FILIPPO AZZAIOLO, ADRIANO WILLAERT , GIAN LEONARDO PRIMAVERA, GIACOMO GORZANIS, IOAN DOMENICO DA NOLA, GIAN LEONARDO DELL’ARPA, ORLANDO DI LASSO, ANTONIO BARGES, ANONIMI
Neapolitan Villanelle of 16th Century
In light of the fact that the primitive canzone villanesca alla napolitana-a minor popular genre, according to the common, though imprecise, definition-existed on the border between written and oral musical tradition, any new handling of it necessarily foresees a correct and rational retrieval of the musical and poetic structures within which the genre developed. This, out of respect for a growing openness toward an anthropological view of music history.
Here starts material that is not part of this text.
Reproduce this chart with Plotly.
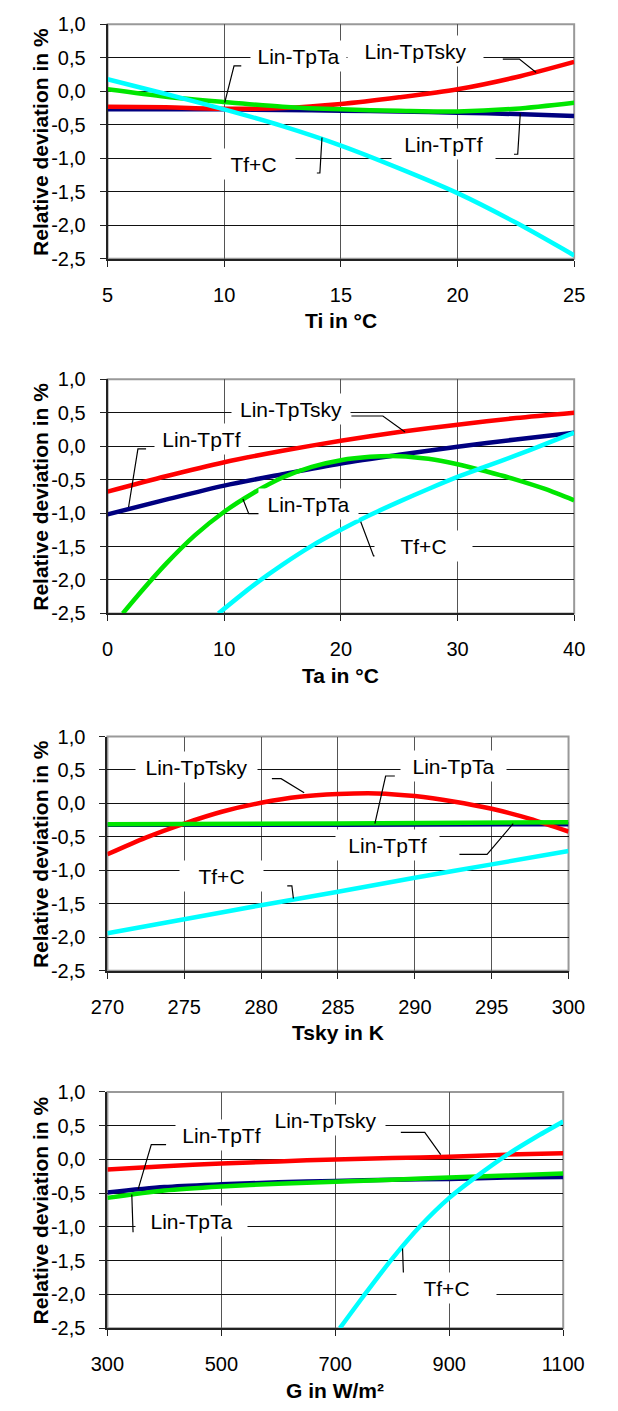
import plotly.graph_objects as go

# ---------------- data ----------------
y_ticks = [1.0, 0.5, 0.0, -0.5, -1.0, -1.5, -2.0, -2.5]
y_ticktext = ["1,0", "0,5", "0,0", "-0,5", "-1,0", "-1,5", "-2,0", "-2,5"]

# Panel 1: Ti
ti = [5, 7.5, 10, 12.5, 15, 17.5, 20, 22.5, 25]
ti_tf = [-0.27, -0.27, -0.27, -0.28, -0.29, -0.30, -0.32, -0.34, -0.37]
ti_tsky = [-0.23, -0.24, -0.26, -0.25, -0.19, -0.09, 0.03, 0.21, 0.44]
ti_ta = [0.03, -0.08, -0.16, -0.23, -0.27, -0.29, -0.30, -0.26, -0.17]
ti_tfc = [0.18, -0.04, -0.27, -0.52, -0.81, -1.15, -1.52, -1.96, -2.45]
ti_ticks = [5, 10, 15, 20, 25]

# Panel 2: Ta
ta = [0, 5, 10, 15, 20, 25, 30, 35, 40]
ta_tsky = [-0.68, -0.45, -0.24, -0.07, 0.08, 0.21, 0.32, 0.42, 0.50]
ta_tf = [-1.02, -0.80, -0.59, -0.42, -0.26, -0.13, -0.01, 0.10, 0.20]
ta_ta_x = [1.3, 2.5, 5, 7.5, 10, 12.5, 15, 17.5, 20, 22.5, 25, 27.5, 30, 32.5, 35, 37.5, 40]
ta_ta = [-2.5, -2.25, -1.76, -1.33, -0.98, -0.70, -0.47, -0.31, -0.21, -0.16, -0.15, -0.19,
         -0.27, -0.38, -0.50, -0.64, -0.81]
ta_tfc_x = [9.5, 12.5, 15, 17.5, 20, 22.5, 25, 27.5, 30, 32.5, 35, 37.5, 40]
ta_tfc = [-2.5, -2.08, -1.77, -1.49, -1.25, -1.03, -0.83, -0.64, -0.46, -0.30, -0.14, 0.03, 0.20]
ta_ticks = [0, 10, 20, 30, 40]

# Panel 3: Tsky
tsky = [270, 272.5, 275, 277.5, 280, 282.5, 285, 287.5, 290, 292.5, 295, 297.5, 300]
ts_tsky = [-0.76, -0.51, -0.30, -0.12, 0.01, 0.10, 0.14, 0.15, 0.11, 0.03, -0.08, -0.23, -0.42]
ts_flat_x = [270, 285, 300]
ts_tf = [-0.32, -0.32, -0.31]
ts_ta = [-0.31, -0.30, -0.28]
ts_tfc_x = [270, 275, 280, 285, 290, 295, 300]
ts_tfc = [-1.94, -1.73, -1.52, -1.32, -1.11, -0.91, -0.71]
ts_ticks = [270, 275, 280, 285, 290, 295, 300]

# Panel 4: G
g = [300, 400, 500, 600, 700, 800, 900, 1000, 1100]
g_tsky = [-0.15, -0.10, -0.06, -0.03, 0.00, 0.02, 0.04, 0.07, 0.09]
g_tf = [-0.49, -0.41, -0.37, -0.34, -0.32, -0.30, -0.29, -0.27, -0.26]
g_ta = [-0.57, -0.46, -0.40, -0.36, -0.33, -0.30, -0.27, -0.24, -0.21]
g_tfc_x = [708, 750, 800, 850, 900, 950, 1000, 1050, 1100]
g_tfc = [-2.5, -2.02, -1.47, -0.98, -0.57, -0.24, 0.06, 0.32, 0.56]
g_ticks = [300, 500, 700, 900, 1100]

x_titles = ["Ti in °C", "Ta in °C", "Tsky in K", "G in W/m²"]
y_title = "Relative deviation in %"

# ---------------- styling / layout ----------------
W, H = 618, 1411
FONT = "Liberation Sans, Arial, sans-serif"
C_TF, C_TSKY, C_TA, C_TFC = "#000080", "#FF0000", "#00E600", "#00FFFF"
LW = 4.5

# pixel boxes of plot areas: (left, right, top, bottom)
boxes = [(96.7, 594.7, 13.5, 251.7),
         (96.7, 594.7, 374.0, 612.0),
         (96.5, 588.7, 737.0, 975.0),
         (96.5, 583.0, 1098.0, 1338.0)]

panels = [
    dict(ranges=(5, 25), ticks=ti_ticks,
         series=[(ti, ti_tf, C_TF), (ti, ti_tsky, C_TSKY), (ti, ti_ta, C_TA), (ti, ti_tfc, C_TFC)],
         labels=[("Lin-TpTa", 13.2, 0.52, 95), ("Lin-TpTsky", 18.2, 0.60, 135),
                 ("Lin-TpTf", 19.4, -0.79, 103), ("Tf+C", 11.25, -1.08, 83)],
         leaders=[([10.73, 10.42, 10.02], [0.38, 0.38, -0.17]),
                  ([21.94, 22.65, 23.37], [0.48, 0.48, 0.28]),
                  ([22.42, 22.58, 22.69], [-0.94, -0.94, -0.33]),
                  ([13.97, 14.10, 14.19], [-1.22, -1.22, -0.69])]),
    dict(ranges=(0, 40), ticks=ta_ticks,
         series=[(ta, ta_tf, C_TF), (ta, ta_tsky, C_TSKY), (ta_ta_x, ta_ta, C_TA), (ta_tfc_x, ta_tfc, C_TFC)],
         labels=[("Lin-TpTsky", 15.75, 0.56, 118), ("Lin-TpTf", 8.05, 0.10, 93),
                 ("Lin-TpTa", 17.2, -0.87, 99), ("Tf+C", 27.1, -1.49, 97)],
         leaders=[([20.9, 23.6, 25.5], [0.45, 0.45, 0.21]),
                  ([3.3, 2.6, 1.8], [-0.04, -0.04, -0.91]),
                  ([13.4, 12.1, 11.6], [-1.01, -1.01, -0.79]),
                  ([23.7, 22.8, 21.7], [-1.64, -1.64, -1.13])]),
    dict(ranges=(270, 300), ticks=ts_ticks,
         series=[(ts_flat_x, ts_tf, C_TF), (tsky, ts_tsky, C_TSKY), (ts_flat_x, ts_ta, C_TA), (ts_tfc_x, ts_tfc, C_TFC)],
         labels=[("Lin-TpTsky", 275.8, 0.55, 121), ("Lin-TpTa", 292.5, 0.56, 105),
                 ("Lin-TpTf", 288.2, -0.62, 103), ("Tf+C", 277.4, -1.08, 83)],
         leaders=[([280.7, 281.3, 282.8], [0.37, 0.37, 0.16]),
                  ([288.7, 288.1, 287.4], [0.41, 0.41, -0.30]),
                  ([292.9, 294.7, 296.4], [-0.76, -0.76, -0.30]),
                  ([281.7, 282.0, 282.1], [-1.23, -1.23, -1.42])]),
    dict(ranges=(300, 1100), ticks=g_ticks,
         series=[(g, g_tf, C_TF), (g, g_tsky, C_TSKY), (g, g_ta, C_TA), (g_tfc_x, g_tfc, C_TFC)],
         labels=[("Lin-TpTsky", 682, 0.59, 119), ("Lin-TpTf", 500, 0.36, 91),
                 ("Lin-TpTa", 448, -0.91, 111), ("Tf+C", 896, -1.90, 99)],
         leaders=[([815, 857, 885], [0.40, 0.40, 0.07]),
                  ([403, 377, 354], [0.22, 0.22, -0.44]),
                  ([342.8, 345], [-0.52, -1.08]),
                  ([824, 821, 818], [-2.05, -2.05, -1.32])]),
]

fig = go.Figure()
annotations = []
shapes = []
layout_axes = {}

for i, p in enumerate(panels):
    n = "" if i == 0 else str(i + 1)
    xa, ya = "x" + n, "y" + n
    l, r, t, b = boxes[i]
    xdom = [l / W, r / W]
    ydom = [1 - b / H, 1 - t / H]

    for xs, ys, col in p["series"]:
        fig.add_trace(go.Scatter(x=xs, y=ys, mode="lines", line=dict(color=col, width=LW, shape="spline", smoothing=0.8),
                                 xaxis=xa, yaxis=ya, showlegend=False, hoverinfo="skip"))
    for lx, ly in p["leaders"]:
        fig.add_trace(go.Scatter(x=lx, y=ly, mode="lines", line=dict(color="black", width=1.2),
                                 xaxis=xa, yaxis=ya, showlegend=False, hoverinfo="skip"))
    for txt, x, y, w in p["labels"]:
        annotations.append(dict(text=txt, x=x, y=y, xref=xa, yref=ya, showarrow=False,
                                bgcolor="white", width=w, height=30, borderpad=0,
                                font=dict(family=FONT, size=21, color="black")))

    layout_axes["xaxis" + n] = dict(
        domain=xdom, anchor=ya, range=list(p["ranges"]), tickvals=p["ticks"],
        ticktext=[str(v) for v in p["ticks"]],
        showgrid=True, gridcolor="#555555", gridwidth=1,
        showline=True, linecolor="#222222", linewidth=2,
        ticks="outside", ticklen=6, tickcolor="#222222", ticklabelstandoff=11,
        tickfont=dict(family=FONT, size=20, color="black"), zeroline=False, fixedrange=True)
    layout_axes["yaxis" + n] = dict(
        domain=ydom, anchor=xa, range=[-2.5, 1.0], tickvals=y_ticks, ticktext=y_ticktext,
        showgrid=True, gridcolor="#111111", gridwidth=1,
        showline=True, linecolor="#222222", linewidth=2,
        ticks="outside", ticklen=6, tickcolor="#222222", ticklabelstandoff=10,
        tickfont=dict(family=FONT, size=20, color="black"), zeroline=False, fixedrange=True)

    # gray top/right frame
    shapes.append(dict(type="rect", xref=xa + " domain", yref=ya + " domain", x0=0, x1=1, y0=0, y1=1,
                       line=dict(color="#999999", width=2), layer="below"))

    # axis titles
    annotations.append(dict(text="<b>" + x_titles[i] + "</b>", xref="paper", yref="paper",
                            x=(l + r) / 2 / W, y=1 - (b + 63) / H, xanchor="center", yanchor="middle",
                            showarrow=False, font=dict(family=FONT, size=21, color="black")))
    annotations.append(dict(text="<b>" + y_title + "</b>", xref="paper", yref="paper",
                            x=25 / W, y=1 - (t + b) / 2 / H, xanchor="center", yanchor="middle",
                            textangle=-90, showarrow=False, font=dict(family=FONT, size=21, color="black")))

fig.update_layout(width=W, height=H, margin=dict(l=0, r=0, t=0, b=0),
                  paper_bgcolor="white", plot_bgcolor="white",
                  annotations=annotations, shapes=shapes, showlegend=False,
                  font=dict(family=FONT, size=20, color="black"), **layout_axes)

fig.write_html("out.html", config={"displayModeBar": False, "staticPlot": True},
               post_script="document.body.style.margin='0';document.body.style.overflow='hidden';")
Such a view attempts, on the one hand, to focus on the “sonorous event” and to re-evaluate the social significance and means of making and transmitting music of the past, while, on the other, it looks closer at unwritten musical traditions and at the reciprocal influences between oral transmission and writing, especially in urban circles (all the more so if they are Neapolitan). It is well known that the musical circles of Naples under the Spanish viceroys may be analyzed from two different perspectives. Practices of polyvocal singing, detached and completely independent from cultured polyphony existed together with certain poetic and musical expressions connected to functions of everyday life (as documented by treatises, diaries, chronicles of travelers, and title pages of some collections of villanelle). Alongside these practices, cultured music was being written, with artistic aims which aspired to creating a product both elite and exclusive (the “grand” and “serious” musical tradition). Noble and lower social classes nonetheless shared analogous expressive forms in specific contexts–religious feasts, carnivals, taverns, “low class” establishments etc. –and when the two spheres interacted, hybrid musical products resulted which, irrespective of their artistic value, represented an extraordinary testimony of music-making in the past. The villanesca, without a doubt, was created in cultured circles where noblemen and amateur musicians looked “downward”, toward an awareness and entertaining rediscovery of a polyphonic language which was considerably distant from themselves and whose practice was to be regarded as little more than a game, of no importance.